# COLLECTED MATERIAL

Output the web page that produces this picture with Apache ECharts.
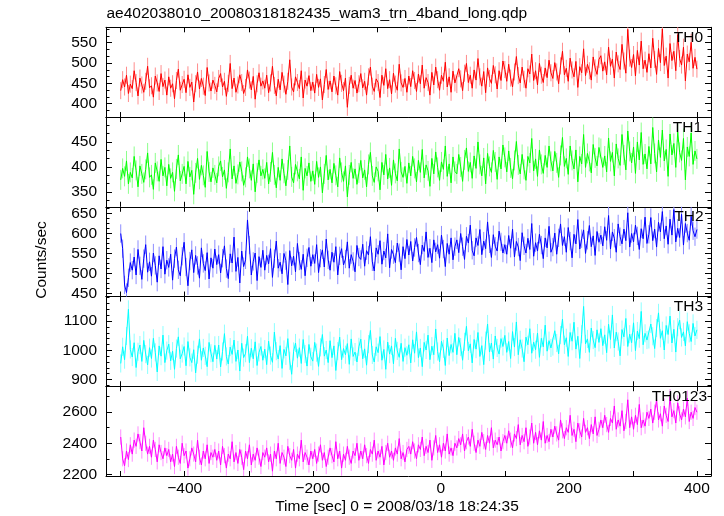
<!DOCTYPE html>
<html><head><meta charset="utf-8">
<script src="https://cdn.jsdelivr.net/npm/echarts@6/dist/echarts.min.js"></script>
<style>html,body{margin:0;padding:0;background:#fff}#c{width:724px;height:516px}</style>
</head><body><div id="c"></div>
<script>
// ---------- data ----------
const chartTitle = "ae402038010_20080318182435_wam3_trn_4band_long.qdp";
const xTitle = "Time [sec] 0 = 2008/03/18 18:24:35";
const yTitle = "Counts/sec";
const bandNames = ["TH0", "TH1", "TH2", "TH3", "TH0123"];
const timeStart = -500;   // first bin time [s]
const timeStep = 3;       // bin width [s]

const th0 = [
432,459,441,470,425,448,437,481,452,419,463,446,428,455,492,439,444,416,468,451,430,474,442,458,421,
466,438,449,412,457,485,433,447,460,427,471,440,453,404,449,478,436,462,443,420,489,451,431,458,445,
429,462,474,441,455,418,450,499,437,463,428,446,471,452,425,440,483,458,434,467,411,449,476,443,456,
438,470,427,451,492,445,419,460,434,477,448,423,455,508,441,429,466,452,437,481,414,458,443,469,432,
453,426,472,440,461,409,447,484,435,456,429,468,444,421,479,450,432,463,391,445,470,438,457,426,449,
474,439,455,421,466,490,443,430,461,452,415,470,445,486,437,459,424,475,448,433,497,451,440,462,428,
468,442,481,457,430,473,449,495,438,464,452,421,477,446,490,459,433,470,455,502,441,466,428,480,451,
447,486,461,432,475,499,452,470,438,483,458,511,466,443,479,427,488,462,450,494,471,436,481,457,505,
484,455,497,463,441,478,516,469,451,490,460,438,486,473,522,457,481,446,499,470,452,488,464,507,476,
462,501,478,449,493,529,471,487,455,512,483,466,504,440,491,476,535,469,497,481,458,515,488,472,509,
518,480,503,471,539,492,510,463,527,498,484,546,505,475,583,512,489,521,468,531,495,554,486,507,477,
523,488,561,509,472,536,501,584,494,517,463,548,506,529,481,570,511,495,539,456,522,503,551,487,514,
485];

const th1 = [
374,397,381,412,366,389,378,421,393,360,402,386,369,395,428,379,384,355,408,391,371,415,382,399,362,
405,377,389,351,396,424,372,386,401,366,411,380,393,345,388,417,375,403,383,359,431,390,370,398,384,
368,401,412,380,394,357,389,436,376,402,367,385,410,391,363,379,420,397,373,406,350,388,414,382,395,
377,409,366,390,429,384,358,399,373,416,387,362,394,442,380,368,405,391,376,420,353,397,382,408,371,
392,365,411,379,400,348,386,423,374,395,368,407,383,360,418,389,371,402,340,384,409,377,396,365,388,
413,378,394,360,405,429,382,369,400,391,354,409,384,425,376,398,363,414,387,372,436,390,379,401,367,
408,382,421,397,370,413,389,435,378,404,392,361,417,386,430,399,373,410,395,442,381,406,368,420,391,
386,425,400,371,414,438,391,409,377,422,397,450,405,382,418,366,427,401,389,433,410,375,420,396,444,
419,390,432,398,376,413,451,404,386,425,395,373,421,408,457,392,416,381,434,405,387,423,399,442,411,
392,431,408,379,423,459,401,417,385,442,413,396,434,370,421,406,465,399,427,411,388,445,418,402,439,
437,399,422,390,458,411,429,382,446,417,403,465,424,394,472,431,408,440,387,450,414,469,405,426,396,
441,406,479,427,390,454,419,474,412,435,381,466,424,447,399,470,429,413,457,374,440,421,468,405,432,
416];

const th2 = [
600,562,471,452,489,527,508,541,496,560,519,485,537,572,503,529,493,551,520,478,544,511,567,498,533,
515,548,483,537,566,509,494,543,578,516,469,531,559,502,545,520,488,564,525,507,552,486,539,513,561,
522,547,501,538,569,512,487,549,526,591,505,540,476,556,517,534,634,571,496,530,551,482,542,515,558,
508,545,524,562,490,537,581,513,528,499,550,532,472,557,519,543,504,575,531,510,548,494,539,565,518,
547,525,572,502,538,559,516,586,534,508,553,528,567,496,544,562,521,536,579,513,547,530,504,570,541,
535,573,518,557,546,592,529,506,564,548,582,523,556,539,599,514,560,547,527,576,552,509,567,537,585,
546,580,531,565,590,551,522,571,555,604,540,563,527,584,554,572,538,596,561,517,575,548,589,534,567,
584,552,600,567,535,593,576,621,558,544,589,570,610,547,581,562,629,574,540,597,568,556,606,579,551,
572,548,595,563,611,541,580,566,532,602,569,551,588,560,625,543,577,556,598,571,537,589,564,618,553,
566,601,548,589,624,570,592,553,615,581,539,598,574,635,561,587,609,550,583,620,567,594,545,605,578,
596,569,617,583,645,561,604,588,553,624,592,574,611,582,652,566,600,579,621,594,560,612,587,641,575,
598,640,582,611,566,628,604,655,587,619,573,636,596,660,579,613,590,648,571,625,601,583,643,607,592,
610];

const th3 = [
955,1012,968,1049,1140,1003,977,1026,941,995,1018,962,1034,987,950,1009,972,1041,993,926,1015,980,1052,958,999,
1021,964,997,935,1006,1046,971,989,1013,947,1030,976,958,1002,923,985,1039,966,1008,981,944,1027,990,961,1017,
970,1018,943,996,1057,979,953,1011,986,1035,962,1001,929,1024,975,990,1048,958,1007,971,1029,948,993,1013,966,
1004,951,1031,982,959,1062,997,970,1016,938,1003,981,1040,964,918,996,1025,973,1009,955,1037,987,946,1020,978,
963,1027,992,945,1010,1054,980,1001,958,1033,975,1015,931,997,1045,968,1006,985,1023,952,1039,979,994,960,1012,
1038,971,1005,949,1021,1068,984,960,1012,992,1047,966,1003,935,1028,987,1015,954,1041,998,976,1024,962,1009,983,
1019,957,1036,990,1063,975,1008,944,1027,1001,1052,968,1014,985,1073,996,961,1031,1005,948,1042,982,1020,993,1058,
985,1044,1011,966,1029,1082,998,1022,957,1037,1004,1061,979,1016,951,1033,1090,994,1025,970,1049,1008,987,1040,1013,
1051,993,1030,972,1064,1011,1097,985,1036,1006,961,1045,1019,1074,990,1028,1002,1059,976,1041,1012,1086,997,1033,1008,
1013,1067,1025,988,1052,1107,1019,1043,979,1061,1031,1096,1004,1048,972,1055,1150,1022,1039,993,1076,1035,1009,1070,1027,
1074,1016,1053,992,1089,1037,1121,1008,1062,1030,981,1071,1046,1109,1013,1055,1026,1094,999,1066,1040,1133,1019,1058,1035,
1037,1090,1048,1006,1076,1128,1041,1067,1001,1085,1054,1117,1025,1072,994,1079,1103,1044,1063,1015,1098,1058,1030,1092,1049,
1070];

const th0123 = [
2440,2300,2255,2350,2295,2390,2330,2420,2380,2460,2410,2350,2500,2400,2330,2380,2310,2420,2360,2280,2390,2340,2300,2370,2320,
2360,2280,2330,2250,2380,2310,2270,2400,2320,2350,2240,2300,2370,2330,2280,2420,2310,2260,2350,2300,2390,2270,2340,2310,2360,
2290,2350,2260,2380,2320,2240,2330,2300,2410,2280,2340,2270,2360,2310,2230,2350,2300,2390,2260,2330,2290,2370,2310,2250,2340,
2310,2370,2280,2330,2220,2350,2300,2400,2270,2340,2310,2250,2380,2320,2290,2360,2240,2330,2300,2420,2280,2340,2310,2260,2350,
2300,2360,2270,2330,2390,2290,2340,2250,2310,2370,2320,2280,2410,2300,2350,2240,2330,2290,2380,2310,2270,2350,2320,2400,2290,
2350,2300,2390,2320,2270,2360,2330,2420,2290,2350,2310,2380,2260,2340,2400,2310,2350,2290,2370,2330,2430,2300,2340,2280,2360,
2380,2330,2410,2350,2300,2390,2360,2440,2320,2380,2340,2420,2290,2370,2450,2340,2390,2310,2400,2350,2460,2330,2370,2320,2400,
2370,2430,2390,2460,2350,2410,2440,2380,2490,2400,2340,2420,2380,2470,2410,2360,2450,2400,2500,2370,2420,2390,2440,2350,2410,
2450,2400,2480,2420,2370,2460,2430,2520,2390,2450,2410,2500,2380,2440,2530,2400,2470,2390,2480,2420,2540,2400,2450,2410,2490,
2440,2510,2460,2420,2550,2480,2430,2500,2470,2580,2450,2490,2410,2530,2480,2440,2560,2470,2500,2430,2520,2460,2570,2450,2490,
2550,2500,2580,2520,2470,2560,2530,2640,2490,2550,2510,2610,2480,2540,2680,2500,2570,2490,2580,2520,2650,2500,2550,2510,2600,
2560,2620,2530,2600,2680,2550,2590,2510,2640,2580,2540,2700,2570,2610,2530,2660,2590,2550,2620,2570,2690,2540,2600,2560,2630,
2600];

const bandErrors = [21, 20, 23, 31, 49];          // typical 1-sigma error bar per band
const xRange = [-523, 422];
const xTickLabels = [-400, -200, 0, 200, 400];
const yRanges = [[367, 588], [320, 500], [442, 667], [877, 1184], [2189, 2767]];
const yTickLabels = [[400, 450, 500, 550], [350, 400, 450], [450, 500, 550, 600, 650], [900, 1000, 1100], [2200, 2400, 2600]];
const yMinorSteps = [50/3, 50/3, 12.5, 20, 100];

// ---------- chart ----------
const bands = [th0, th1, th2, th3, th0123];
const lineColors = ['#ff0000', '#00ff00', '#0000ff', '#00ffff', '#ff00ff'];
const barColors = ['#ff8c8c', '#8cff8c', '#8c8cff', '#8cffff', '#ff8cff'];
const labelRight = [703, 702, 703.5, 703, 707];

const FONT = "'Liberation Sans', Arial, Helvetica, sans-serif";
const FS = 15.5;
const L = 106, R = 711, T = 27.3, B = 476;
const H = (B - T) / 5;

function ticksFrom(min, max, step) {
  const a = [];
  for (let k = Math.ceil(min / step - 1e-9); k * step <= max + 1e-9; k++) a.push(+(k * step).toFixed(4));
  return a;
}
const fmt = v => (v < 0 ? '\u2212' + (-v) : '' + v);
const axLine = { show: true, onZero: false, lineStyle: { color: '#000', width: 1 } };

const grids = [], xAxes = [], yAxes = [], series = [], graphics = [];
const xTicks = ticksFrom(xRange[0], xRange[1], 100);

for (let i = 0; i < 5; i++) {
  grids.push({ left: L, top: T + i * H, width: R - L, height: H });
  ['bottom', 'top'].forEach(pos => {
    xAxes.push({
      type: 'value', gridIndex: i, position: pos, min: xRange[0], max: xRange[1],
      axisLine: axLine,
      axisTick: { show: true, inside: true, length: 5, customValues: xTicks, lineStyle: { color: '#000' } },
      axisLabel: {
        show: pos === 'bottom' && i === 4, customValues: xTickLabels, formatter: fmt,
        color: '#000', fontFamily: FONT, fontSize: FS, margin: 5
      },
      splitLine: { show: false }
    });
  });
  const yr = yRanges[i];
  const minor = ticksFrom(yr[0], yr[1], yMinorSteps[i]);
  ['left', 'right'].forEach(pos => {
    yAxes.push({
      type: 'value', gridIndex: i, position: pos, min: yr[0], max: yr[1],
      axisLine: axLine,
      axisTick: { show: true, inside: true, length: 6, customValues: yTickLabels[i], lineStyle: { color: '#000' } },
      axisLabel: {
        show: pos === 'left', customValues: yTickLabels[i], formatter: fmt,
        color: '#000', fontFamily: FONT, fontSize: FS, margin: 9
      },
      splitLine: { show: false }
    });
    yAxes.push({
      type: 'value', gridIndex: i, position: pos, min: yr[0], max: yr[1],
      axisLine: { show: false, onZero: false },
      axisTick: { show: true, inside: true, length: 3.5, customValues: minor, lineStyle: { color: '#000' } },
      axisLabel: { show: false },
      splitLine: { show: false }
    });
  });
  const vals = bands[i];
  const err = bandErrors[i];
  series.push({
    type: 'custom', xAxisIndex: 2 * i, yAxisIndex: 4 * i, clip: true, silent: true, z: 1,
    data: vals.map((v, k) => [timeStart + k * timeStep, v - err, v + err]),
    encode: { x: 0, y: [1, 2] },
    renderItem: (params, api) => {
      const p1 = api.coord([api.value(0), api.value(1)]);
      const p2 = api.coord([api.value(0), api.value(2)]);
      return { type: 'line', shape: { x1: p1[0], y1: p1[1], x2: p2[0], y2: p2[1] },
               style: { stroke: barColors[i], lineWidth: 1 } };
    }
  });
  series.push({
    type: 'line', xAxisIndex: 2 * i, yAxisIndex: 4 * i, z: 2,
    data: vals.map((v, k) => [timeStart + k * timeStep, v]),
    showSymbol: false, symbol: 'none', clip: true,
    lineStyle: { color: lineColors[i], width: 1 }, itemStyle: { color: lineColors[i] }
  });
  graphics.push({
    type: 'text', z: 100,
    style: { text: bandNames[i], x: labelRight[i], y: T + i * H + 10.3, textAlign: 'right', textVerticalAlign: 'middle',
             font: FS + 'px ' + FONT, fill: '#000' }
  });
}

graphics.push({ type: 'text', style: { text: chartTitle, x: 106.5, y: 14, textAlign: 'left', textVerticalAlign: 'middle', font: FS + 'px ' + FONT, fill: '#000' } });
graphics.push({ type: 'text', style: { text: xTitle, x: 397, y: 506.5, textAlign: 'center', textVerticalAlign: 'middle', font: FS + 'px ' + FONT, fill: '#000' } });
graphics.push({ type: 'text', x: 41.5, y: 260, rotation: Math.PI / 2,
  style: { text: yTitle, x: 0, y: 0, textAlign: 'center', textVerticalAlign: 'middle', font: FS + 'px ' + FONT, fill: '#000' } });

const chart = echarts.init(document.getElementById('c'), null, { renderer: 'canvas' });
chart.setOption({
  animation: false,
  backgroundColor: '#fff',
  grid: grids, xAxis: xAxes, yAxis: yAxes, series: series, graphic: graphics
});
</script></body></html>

# WRITTEN EXERCISE
Restate exactly, please, only the lines between the start of the data and the line containing "const timeStep = 3;", both ends included, skipping the pictures.

# RESPONSE BELOW
Output the web page that produces this picture with Apache ECharts.
<!DOCTYPE html>
<html><head><meta charset="utf-8">
<script src="https://cdn.jsdelivr.net/npm/echarts@6/dist/echarts.min.js"></script>
<style>html,body{margin:0;padding:0;background:#fff}#c{width:724px;height:516px}</style>
</head><body><div id="c"></div>
<script>
// ---------- data ----------
const chartTitle = "ae402038010_20080318182435_wam3_trn_4band_long.qdp";
const xTitle = "Time [sec] 0 = 2008/03/18 18:24:35";
const yTitle = "Counts/sec";
const bandNames = ["TH0", "TH1", "TH2", "TH3", "TH0123"];
const timeStart = -500;   // first bin time [s]
const timeStep = 3;       // bin width [s]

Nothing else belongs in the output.